Firstly, we worked to make upstream oil contracts more appealing through various mechanisms, enabling investors to more easily finance and direct capital into this sector, so that production and investment can occur in an economically viable and attractive area.

Secondly, we addressed the lengthy processes involved in reaching a contract and subsequently initiating investments. For example, when we tried to define a financial model and inform the investor of the potential profit they might receive, our assumption was typically a return of 18–19%. Based on this, we calculated how much revenue per barrel of oil would go to the investor or how long it would take to return their initial capital.”

Karimi added:
“The rate of return in upstream oil investments is calculated in foreign currency, primarily in dollars. In financial markets where such investments are sourced, the typical return is only about 2–3%. However, with the new contracts, investments in this sector are becoming more attractive. The current administration and the Economic Council have decided to allocate a larger share of the economic value generated to investors to accelerate and expand project implementation.”

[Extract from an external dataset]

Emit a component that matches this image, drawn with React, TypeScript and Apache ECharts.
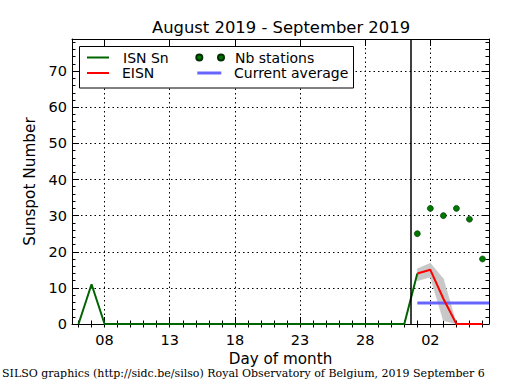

Details of the Resolution to Facilitate Investment in Upstream Oil and Gas Industries

At its May 1st meeting, Iran’s Economic Council approved a resolution titled “Facilitating the Conditions for Upstream Oil and Gas Contracts” to increase crude oil production to 4.8 million barrels per day and natural gas production to 1.34 million cubic meters per day. The resolution was officially communicated on June 2 by Seyed Hamid Pourmohammadi, Deputy President and Head of the Plan and Budget Organization, to the Ministry of Petroleum.

Key provisions of the resolution include:

  • The National Iranian Oil Company (NIOC) is required to set the internal rate of return (IRR) for upstream oil and gas contracts between 20% and 23%.
  • For Iranian investors, the financing cost rate will be equal to the interest rate declared by the National Development Fund for upstream oil and gas projects plus 2%.
  • The NIOC must use the financing guidelines for upstream contracts approved by the National Financing Council on November 12, 2024, to fund these contracts.
  • If the cumulative production resulting from investor actions exceeds the forecasted amount in the Council’s resolution, the investor is eligible to receive a bonus for excess production.
  • The Ministry of Petroleum may simultaneously submit the project approval request and relevant documents for exemption from tender requirements to the Plan and Budget Organization.
  • The NIOC is required to accept or reject proposed development plans from investors or exploration and production companies within three weeks of submission.